■ **THE REQUEST**: Can you output, word for word, the lines between the one holding "Reproduce this chart with Altair." and the one holding "127.7, 70.3, 145.3, 89, -28, -28, -28]", inclusive, leaving out any pictures?

··· MATERIAL PROVIDED ···

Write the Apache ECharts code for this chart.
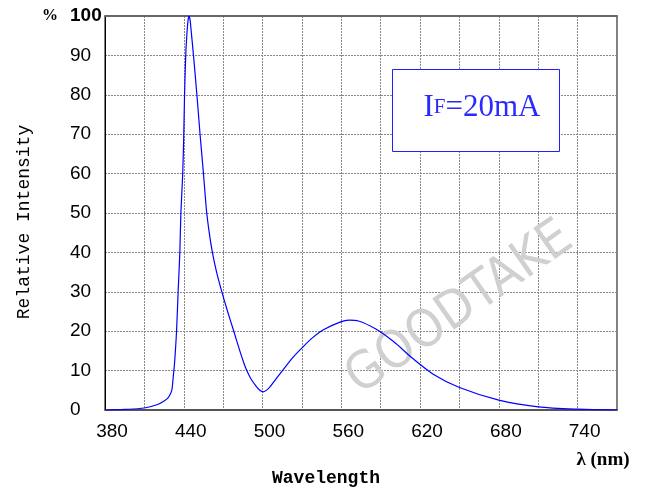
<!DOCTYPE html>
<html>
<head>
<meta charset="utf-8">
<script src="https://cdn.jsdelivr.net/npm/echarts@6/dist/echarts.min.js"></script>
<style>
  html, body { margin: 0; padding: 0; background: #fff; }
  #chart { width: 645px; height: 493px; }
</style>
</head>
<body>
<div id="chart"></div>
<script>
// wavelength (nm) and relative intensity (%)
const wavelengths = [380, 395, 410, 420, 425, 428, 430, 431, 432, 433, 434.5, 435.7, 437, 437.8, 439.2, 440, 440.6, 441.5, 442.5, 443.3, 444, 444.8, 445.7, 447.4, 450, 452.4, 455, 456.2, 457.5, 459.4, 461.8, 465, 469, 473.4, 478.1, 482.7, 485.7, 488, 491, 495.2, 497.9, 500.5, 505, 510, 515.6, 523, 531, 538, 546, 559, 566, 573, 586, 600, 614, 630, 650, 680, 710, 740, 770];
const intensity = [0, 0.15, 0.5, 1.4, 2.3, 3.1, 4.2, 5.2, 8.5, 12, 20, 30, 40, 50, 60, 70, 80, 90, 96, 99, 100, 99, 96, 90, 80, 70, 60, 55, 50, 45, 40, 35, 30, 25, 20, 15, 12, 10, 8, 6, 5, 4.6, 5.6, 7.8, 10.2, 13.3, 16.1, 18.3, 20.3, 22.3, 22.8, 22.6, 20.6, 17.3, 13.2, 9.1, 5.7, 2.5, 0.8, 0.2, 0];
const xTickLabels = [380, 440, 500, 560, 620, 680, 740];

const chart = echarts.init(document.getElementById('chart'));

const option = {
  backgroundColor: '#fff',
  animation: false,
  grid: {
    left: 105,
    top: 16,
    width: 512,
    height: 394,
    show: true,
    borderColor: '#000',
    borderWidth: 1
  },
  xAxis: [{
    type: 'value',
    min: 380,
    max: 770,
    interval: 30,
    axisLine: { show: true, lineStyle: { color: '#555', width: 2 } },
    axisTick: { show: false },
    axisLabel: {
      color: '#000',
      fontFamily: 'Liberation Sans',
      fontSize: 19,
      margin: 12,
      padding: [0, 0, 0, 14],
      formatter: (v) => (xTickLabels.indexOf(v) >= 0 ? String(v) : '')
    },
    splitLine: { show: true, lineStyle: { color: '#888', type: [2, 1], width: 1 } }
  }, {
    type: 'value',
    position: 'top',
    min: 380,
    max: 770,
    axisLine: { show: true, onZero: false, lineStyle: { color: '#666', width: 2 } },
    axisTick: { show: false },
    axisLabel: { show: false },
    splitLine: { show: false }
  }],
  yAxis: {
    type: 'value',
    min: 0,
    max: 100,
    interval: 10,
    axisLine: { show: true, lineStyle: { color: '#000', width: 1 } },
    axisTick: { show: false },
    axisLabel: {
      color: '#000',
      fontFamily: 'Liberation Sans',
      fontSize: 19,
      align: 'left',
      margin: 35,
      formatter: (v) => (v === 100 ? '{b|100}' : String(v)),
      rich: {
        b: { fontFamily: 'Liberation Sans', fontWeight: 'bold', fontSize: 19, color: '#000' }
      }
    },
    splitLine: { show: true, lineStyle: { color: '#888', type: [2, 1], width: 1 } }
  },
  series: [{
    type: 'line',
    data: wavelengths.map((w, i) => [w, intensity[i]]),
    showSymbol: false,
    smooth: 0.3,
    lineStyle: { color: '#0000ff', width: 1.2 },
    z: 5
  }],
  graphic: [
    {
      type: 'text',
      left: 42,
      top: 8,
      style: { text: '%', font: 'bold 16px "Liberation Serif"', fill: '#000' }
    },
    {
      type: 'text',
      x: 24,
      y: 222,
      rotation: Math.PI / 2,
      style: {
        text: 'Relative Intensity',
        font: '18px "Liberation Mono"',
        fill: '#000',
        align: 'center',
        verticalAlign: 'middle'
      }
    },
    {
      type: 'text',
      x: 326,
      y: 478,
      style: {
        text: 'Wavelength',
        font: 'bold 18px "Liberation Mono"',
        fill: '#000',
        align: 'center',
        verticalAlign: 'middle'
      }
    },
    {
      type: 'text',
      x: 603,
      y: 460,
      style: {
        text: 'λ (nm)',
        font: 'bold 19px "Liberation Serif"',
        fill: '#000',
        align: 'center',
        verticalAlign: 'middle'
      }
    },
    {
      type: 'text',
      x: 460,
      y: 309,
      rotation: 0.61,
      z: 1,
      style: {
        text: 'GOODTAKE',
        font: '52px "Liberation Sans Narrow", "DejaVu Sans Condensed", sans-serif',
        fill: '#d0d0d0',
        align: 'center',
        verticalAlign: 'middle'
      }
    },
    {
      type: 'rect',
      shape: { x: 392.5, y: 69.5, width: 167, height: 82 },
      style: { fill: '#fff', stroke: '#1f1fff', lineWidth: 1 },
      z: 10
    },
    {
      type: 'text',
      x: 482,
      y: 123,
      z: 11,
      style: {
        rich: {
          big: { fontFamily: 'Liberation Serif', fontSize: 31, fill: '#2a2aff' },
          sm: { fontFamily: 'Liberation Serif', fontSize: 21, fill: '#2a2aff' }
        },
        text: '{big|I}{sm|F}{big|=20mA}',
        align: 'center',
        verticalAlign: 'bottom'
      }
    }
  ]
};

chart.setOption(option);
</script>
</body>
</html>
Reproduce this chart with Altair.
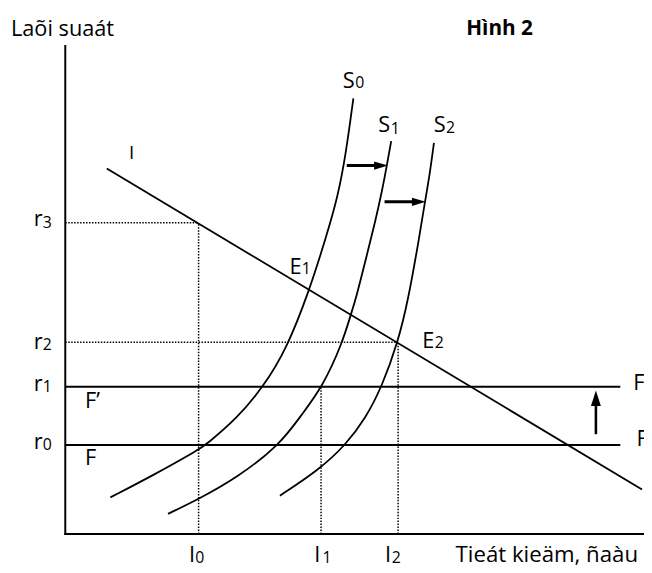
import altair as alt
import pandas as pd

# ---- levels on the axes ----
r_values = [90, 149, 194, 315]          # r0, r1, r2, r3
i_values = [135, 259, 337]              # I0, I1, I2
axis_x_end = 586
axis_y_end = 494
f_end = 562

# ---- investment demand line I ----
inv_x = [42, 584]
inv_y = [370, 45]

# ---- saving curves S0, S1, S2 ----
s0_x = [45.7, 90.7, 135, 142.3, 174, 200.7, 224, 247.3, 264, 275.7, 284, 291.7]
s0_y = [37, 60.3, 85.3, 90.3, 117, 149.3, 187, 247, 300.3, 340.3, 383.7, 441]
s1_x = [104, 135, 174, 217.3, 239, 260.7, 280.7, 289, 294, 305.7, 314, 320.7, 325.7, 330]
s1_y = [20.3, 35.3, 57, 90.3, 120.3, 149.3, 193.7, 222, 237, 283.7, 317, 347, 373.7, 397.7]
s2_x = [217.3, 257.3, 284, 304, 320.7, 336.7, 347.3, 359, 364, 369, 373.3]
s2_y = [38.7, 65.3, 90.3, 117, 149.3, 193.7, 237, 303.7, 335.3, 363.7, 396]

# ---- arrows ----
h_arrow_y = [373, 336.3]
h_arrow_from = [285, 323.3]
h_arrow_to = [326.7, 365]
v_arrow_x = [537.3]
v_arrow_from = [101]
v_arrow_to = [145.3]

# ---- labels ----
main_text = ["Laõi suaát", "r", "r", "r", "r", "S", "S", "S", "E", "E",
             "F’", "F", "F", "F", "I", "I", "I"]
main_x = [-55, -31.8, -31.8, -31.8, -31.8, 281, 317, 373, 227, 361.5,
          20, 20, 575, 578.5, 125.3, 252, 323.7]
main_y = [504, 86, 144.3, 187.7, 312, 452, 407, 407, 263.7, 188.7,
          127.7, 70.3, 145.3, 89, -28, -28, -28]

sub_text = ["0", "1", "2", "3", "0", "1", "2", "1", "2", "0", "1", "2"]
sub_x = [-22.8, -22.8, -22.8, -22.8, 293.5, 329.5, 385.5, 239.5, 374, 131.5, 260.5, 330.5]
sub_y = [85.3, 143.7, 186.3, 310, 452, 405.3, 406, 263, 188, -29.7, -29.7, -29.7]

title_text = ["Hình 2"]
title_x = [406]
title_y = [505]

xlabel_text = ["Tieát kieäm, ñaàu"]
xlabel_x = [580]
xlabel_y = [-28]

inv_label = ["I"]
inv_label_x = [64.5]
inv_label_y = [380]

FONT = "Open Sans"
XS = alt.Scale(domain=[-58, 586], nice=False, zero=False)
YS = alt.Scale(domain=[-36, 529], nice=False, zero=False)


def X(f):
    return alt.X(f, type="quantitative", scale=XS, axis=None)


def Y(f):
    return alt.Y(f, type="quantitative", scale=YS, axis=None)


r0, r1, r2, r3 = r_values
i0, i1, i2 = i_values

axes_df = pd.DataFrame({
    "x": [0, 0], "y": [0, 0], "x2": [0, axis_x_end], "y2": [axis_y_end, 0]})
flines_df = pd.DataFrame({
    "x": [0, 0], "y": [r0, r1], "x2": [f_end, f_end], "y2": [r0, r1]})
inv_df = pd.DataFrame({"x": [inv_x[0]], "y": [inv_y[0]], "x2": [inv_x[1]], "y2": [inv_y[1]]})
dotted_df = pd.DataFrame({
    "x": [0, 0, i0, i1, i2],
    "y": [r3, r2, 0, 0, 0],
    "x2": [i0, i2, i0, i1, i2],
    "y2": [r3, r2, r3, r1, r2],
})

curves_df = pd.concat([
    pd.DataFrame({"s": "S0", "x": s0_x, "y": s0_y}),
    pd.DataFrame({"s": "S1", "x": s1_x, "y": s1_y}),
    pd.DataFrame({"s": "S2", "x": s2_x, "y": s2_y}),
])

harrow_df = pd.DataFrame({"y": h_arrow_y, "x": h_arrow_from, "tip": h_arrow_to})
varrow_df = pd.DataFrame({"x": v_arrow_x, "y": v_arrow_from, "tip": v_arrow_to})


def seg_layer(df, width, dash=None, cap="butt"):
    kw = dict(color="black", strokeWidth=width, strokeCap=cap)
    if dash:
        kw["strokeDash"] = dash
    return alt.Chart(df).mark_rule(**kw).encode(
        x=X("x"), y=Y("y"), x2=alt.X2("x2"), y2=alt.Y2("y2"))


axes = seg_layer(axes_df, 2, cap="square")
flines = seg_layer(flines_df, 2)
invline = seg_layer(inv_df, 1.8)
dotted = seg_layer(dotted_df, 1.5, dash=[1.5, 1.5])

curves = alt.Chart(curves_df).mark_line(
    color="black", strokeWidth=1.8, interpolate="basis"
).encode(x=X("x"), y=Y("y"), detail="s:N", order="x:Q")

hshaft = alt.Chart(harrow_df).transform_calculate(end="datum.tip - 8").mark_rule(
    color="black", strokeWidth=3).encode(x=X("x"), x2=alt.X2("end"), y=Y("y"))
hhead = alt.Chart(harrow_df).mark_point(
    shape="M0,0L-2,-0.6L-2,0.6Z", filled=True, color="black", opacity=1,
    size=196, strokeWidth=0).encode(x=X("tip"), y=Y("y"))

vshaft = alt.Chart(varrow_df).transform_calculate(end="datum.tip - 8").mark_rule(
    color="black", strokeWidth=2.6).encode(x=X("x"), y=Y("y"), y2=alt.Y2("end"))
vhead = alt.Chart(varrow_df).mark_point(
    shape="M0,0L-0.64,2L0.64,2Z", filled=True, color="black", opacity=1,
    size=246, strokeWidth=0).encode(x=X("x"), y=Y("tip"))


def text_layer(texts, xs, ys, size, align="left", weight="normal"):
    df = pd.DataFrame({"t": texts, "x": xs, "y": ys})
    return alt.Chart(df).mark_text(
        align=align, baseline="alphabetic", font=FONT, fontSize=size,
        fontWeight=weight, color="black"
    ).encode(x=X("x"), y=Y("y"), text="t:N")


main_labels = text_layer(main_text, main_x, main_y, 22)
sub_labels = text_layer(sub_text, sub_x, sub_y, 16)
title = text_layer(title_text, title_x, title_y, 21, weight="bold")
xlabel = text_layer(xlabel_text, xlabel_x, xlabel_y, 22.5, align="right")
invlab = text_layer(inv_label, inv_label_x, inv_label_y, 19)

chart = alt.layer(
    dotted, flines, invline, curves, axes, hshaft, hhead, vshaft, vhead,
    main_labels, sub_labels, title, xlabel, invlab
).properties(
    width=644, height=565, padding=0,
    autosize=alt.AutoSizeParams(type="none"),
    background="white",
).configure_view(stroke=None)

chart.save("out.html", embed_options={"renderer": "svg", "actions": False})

···

■ **EXERCISE OUTPUT**:
Reproduce this chart with Altair.
import altair as alt
import pandas as pd

# ---- levels on the axes ----
r_values = [90, 149, 194, 315]          # r0, r1, r2, r3
i_values = [135, 259, 337]              # I0, I1, I2
axis_x_end = 586
axis_y_end = 494
f_end = 562

# ---- investment demand line I ----
inv_x = [42, 584]
inv_y = [370, 45]

# ---- saving curves S0, S1, S2 ----
s0_x = [45.7, 90.7, 135, 142.3, 174, 200.7, 224, 247.3, 264, 275.7, 284, 291.7]
s0_y = [37, 60.3, 85.3, 90.3, 117, 149.3, 187, 247, 300.3, 340.3, 383.7, 441]
s1_x = [104, 135, 174, 217.3, 239, 260.7, 280.7, 289, 294, 305.7, 314, 320.7, 325.7, 330]
s1_y = [20.3, 35.3, 57, 90.3, 120.3, 149.3, 193.7, 222, 237, 283.7, 317, 347, 373.7, 397.7]
s2_x = [217.3, 257.3, 284, 304, 320.7, 336.7, 347.3, 359, 364, 369, 373.3]
s2_y = [38.7, 65.3, 90.3, 117, 149.3, 193.7, 237, 303.7, 335.3, 363.7, 396]

# ---- arrows ----
h_arrow_y = [373, 336.3]
h_arrow_from = [285, 323.3]
h_arrow_to = [326.7, 365]
v_arrow_x = [537.3]
v_arrow_from = [101]
v_arrow_to = [145.3]

# ---- labels ----
main_text = ["Laõi suaát", "r", "r", "r", "r", "S", "S", "S", "E", "E",
             "F’", "F", "F", "F", "I", "I", "I"]
main_x = [-55, -31.8, -31.8, -31.8, -31.8, 281, 317, 373, 227, 361.5,
          20, 20, 575, 578.5, 125.3, 252, 323.7]
main_y = [504, 86, 144.3, 187.7, 312, 452, 407, 407, 263.7, 188.7,
          127.7, 70.3, 145.3, 89, -28, -28, -28]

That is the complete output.